The San Francisco Police Department revealed a videotape of a typical smash and grab robbery in the city:
The burglar approaches the car. He's about to break in. Suddenly, by coincidence, a patrol car passes by on the adjoining street, so he walks around the decoy car. Seconds later, he comes back undaunted. The burglar throws a sparkplug into the window, quickly reaches in and grabs the laptop.
It took just 20 seconds and he was gone.
Later, police in an unmarked car chased and arrested the suspect.
"This individual may break into three, four, five cars a day, seven days a week, 365 days a year. So when you're lucky enough to apprehend one of these suspects, that's a significant impact on the reduction of auto burglaries," says Dep. Chief Kevin Cashman.
Police say the video shows just how brazen and determined smash and grab burglars can be. The sight of a police car didn't even deter the suspect.

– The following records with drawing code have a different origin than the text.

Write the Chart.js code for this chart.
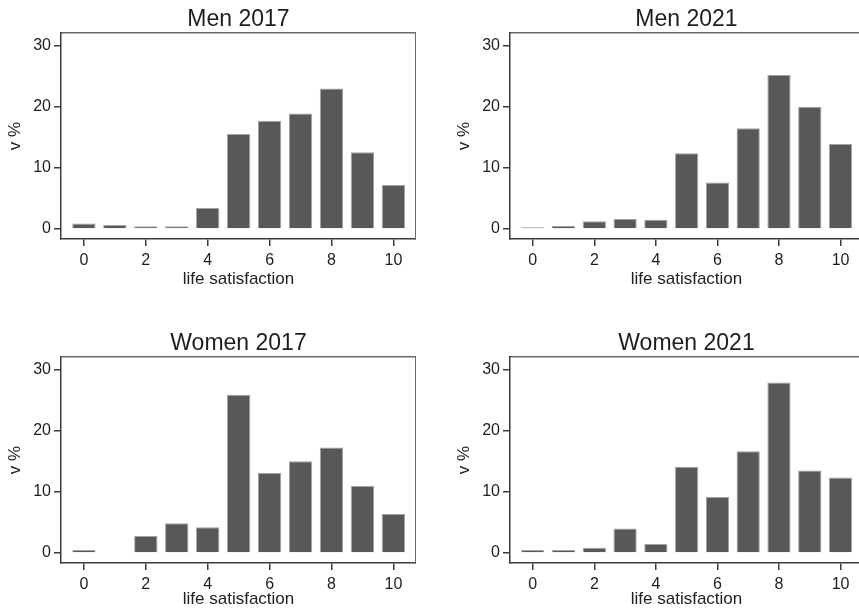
<!DOCTYPE html>
<html>
<head>
<meta charset="utf-8">
<title>Life satisfaction by sex, 2017 and 2021</title>
<script src="https://cdn.jsdelivr.net/npm/chart.js@4/dist/chart.umd.min.js"></script>
<style>
  html, body { margin: 0; padding: 0; background: #fff; overflow: hidden; }
  #page { position: relative; width: 859px; height: 613px; overflow: hidden; background: #fff; }
  #page canvas { position: absolute; }
</style>
</head>
<body>
<div id="page">
  <canvas id="menA" width="416" height="300" style="left:0;top:0"></canvas>
  <canvas id="menB" width="414" height="300" style="left:449px;top:0"></canvas>
  <canvas id="womenA" width="416" height="300" style="left:0;top:324px"></canvas>
  <canvas id="womenB" width="414" height="300" style="left:449px;top:324px"></canvas>
</div>
<script>
// Life satisfaction score (0 = lowest, 10 = highest)
const scores = [0, 1, 2, 3, 4, 5, 6, 7, 8, 9, 10];
const xTickValues = [0, 2, 4, 6, 8, 10];
const yTickValues = [0, 10, 20, 30];

// Share of respondents (%) at each score
const men2017   = [0.9, 0.65, 0.45, 0.45, 3.45, 15.55, 17.7, 18.9, 23.0, 12.55, 7.2];
const men2021   = [0.27, 0.5, 1.25, 1.65, 1.5, 12.4, 7.6, 16.5, 25.2, 20.0, 13.9];
const women2017 = [0.5, 0, 2.8, 4.85, 4.2, 25.9, 13.1, 15.0, 17.25, 10.95, 6.4];
const women2021 = [0.5, 0.5, 0.85, 4.0, 1.45, 14.1, 9.15, 16.65, 27.9, 13.5, 12.35];

const panelTitles = ['Men 2017', 'Men 2021', 'Women 2017', 'Women 2021'];
const xTitle = 'life satisfaction';
const yTitle = 'v %';

const FONT = '"Liberation Sans", Arial, Helvetica, sans-serif';
const TEXT = '#1e1e1e';
const AXIS = '#3c3c3c';
const FRAME = '#6a6a6a';
const BAR = '#58585a';
const BAR_EDGE = '#a3a3a3';

const X_MIN = -0.74, X_MAX = 10.73;
const Y_MIN = -1.64, Y_MAX = 32.08;

function fixedTicks(values) {
  return scale => { scale.ticks = values.map(v => ({ value: v })); };
}

function drawPanel(canvasId, title, values, xTitlePad) {
  const points = scores.map((s, i) => ({ x: s, y: values[i] }));
  return new Chart(document.getElementById(canvasId), {
    type: 'bar',
    data: {
      datasets: [{
        data: points,
        backgroundColor: BAR,
        borderColor: BAR_EDGE,
        borderWidth: 1,
        categoryPercentage: 1,
        barPercentage: 0.755
      }]
    },
    options: {
      responsive: false,
      animation: false,
      layout: { padding: 0 },
      plugins: { legend: { display: false }, tooltip: { enabled: false }, title: { display: false } },
      scales: {
        x: {
          type: 'linear', position: 'bottom', min: X_MIN, max: X_MAX, offset: false,
          afterBuildTicks: fixedTicks(xTickValues),
          afterFit: s => { s.height = 61; },
          grid: { display: true, offset: false, drawOnChartArea: false, drawTicks: true, tickLength: 7, tickColor: AXIS, lineWidth: 1.5 },
          border: { display: true, color: AXIS, width: 1.5 },
          ticks: { color: TEXT, padding: 5, font: { family: FONT, size: 16 }, maxRotation: 0, autoSkip: false },
          title: { display: true, text: xTitle, color: TEXT, font: { family: FONT, size: 17 }, padding: { top: 0, bottom: xTitlePad } }
        },
        top: {
          type: 'linear', position: 'top', min: X_MIN, max: X_MAX, offset: false, display: true,
          afterBuildTicks: fixedTicks(xTickValues),
          afterFit: s => { s.height = 33; },
          grid: { display: false, offset: false, drawTicks: false },
          border: { display: true, color: FRAME, width: 1.5 },
          ticks: { display: false },
          title: { display: true, text: title, color: TEXT, font: { family: FONT, size: 23 }, padding: { top: 5.6, bottom: 0 } }
        },
        y: {
          type: 'linear', position: 'left', min: Y_MIN, max: Y_MAX,
          afterBuildTicks: fixedTicks(yTickValues),
          afterFit: s => { s.width = 61; },
          grid: { display: true, drawOnChartArea: false, drawTicks: true, tickLength: 7, tickColor: AXIS, lineWidth: 1.5 },
          border: { display: true, color: AXIS, width: 1.5 },
          ticks: { color: TEXT, padding: 3, font: { family: FONT, size: 16 } },
          title: { display: true, text: yTitle, color: TEXT, font: { family: FONT, size: 17 }, padding: { top: 5, bottom: 0 } }
        },
        right: {
          type: 'linear', position: 'right', min: Y_MIN, max: Y_MAX, display: true,
          afterBuildTicks: fixedTicks(yTickValues),
          afterFit: s => { s.width = 0; },
          grid: { display: false, drawTicks: false },
          border: { display: true, color: FRAME, width: 1.5 },
          ticks: { display: false }
        }
      }
    }
  });
}

drawPanel('menA', panelTitles[0], men2017, 10);
drawPanel('menB', panelTitles[1], men2021, 10);
drawPanel('womenA', panelTitles[2], women2017, 14);
drawPanel('womenB', panelTitles[3], women2021, 14);
</script>
</body>
</html>
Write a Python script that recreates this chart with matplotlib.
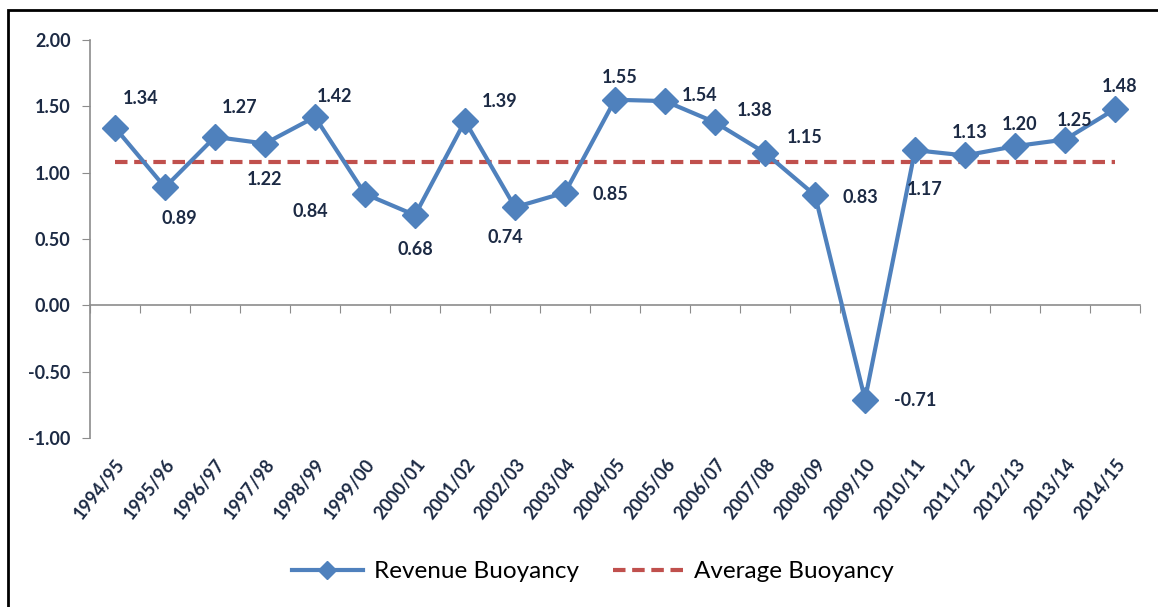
import matplotlib.pyplot as plt
from matplotlib.patches import Rectangle

years = ['1994/95', '1995/96', '1996/97', '1997/98', '1998/99', '1999/00',
         '2000/01', '2001/02', '2002/03', '2003/04', '2004/05', '2005/06',
         '2006/07', '2007/08', '2008/09', '2009/10', '2010/11', '2011/12',
         '2012/13', '2013/14', '2014/15']
revenue = [1.34, 0.89, 1.27, 1.22, 1.42, 0.84, 0.68, 1.39, 0.74, 0.85, 1.55,
           1.54, 1.38, 1.15, 0.83, -0.71, 1.17, 1.13, 1.20, 1.25, 1.48]
average = [1.08] * len(years)

# label offsets in pixels (dx, dy) relative to each point
offsets = [(26, 29), (14, -31), (25, 29), (0, -36), (20, 20), (-55, -18),
           (0, -34), (35, 19), (-10, -30), (45, -2), (5, 22), (35, 6),
           (40, 12), (40, 15), (45, -2), (50, -1), (10, -39), (5, 23),
           (5, 22), (10, 19), (5, 23)]

navy = '#1c2a44'
gray = '#8c8c8c'
blue = '#4f81bd'
red = '#c0504d'

plt.rcParams['font.family'] = ['Lato', 'DejaVu Sans']

fig = plt.figure(figsize=(11.58, 6.07), dpi=100)
ax = fig.add_axes([0.0777, 0.2784, 0.9068, 0.6556])

x = list(range(len(years)))
ax.plot(x, revenue, color=blue, linewidth=3, marker='D', markersize=13,
        label='Revenue Buoyancy', zorder=3)
ax.plot(x, average, color=red, linewidth=3, linestyle=(0, (3, 1.6)),
        label='Average Buoyancy', zorder=2)

for xi, v, (dx, dy) in zip(x, revenue, offsets):
    ax.annotate(f'{v:.2f}', (xi, v), xytext=(dx, dy), textcoords='offset pixels',
                ha='center', va='center', fontsize=13, fontweight='bold',
                color=navy)

ax.set_xlim(-0.5, len(years) - 0.5)
ax.set_ylim(-1, 2)
ax.set_yticks([-1, -0.5, 0, 0.5, 1, 1.5, 2])
ax.set_yticklabels([f'{t:.2f}' for t in [-1, -0.5, 0, 0.5, 1, 1.5, 2]],
                   fontsize=13, fontweight='bold', color=navy)
ax.tick_params(axis='y', direction='out', length=6, color=gray, pad=8)

# category boundary ticks on the zero line
ax.spines['bottom'].set_position(('data', 0))
ax.set_xticks([i - 0.5 for i in range(len(years) + 1)])
ax.set_xticklabels([])
ax.tick_params(axis='x', direction='out', length=6, color=gray)
for s in ['top', 'right']:
    ax.spines[s].set_visible(False)
for s in ['left', 'bottom']:
    ax.spines[s].set_color(gray)
    ax.spines[s].set_linewidth(1.2)

sec = ax.secondary_xaxis('bottom')
sec.set_xticks(x)
sec.set_xticklabels(years, rotation=52, ha='right', rotation_mode='anchor',
                    fontsize=13, fontweight='bold', color=navy)
sec.tick_params(length=0, pad=13)
sec.spines['bottom'].set_visible(False)

leg = fig.legend(loc='center', bbox_to_anchor=(0.512, 0.058), ncol=2,
                 frameon=False, fontsize=17.5, handlelength=2.9,
                 handletextpad=0.45, columnspacing=1.4)
leg.legend_handles[0].set_markersize(9)

fig.add_artist(Rectangle((8 / 1158, -0.1), 1.2, 1.1 - 10 / 607,
                         transform=fig.transFigure, fill=False,
                         edgecolor='black', linewidth=2))

fig.savefig('out.png', dpi=100)
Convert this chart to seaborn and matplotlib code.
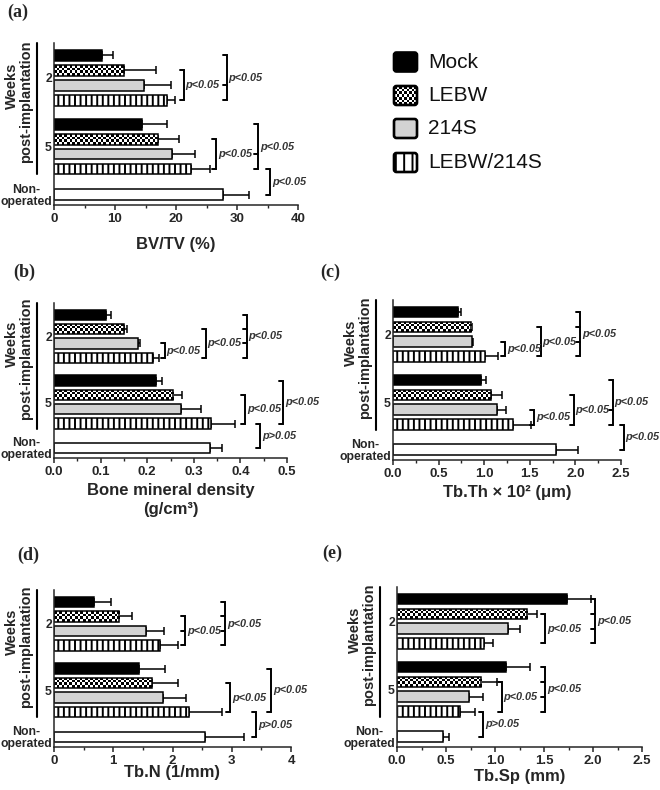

"It just stopped him momentarily. He waited for that marked unit to go back and still committed the burglary of that vehicle," says Dep. Chief David Shinn.
Investigators say the stolen property is usually sold within an hour of the burglary.
Some popular items like laptops and iPods are even ordered by burglary rings in advance.
"We've seen people that have been taking or recruiting individuals to go out and procure more of these items at a low price," says Lt. Michael Biel.
Police say most of the smash and grabs occur in three areas of the city:
Police say they're averaging a thousand cases a month.
One woman we spoke to had her GPS stolen, which was worth $300 and cost her an additional $250 to have her window fixed.
Police are warning burglars that they'll be conducting more stings like this one.
"We're using vehicles like this and if something looks too good to be true, it probably is," says Biel.
Police say that this is the most preventable of all crimes, just don't leave any items in your car for the burglars to see.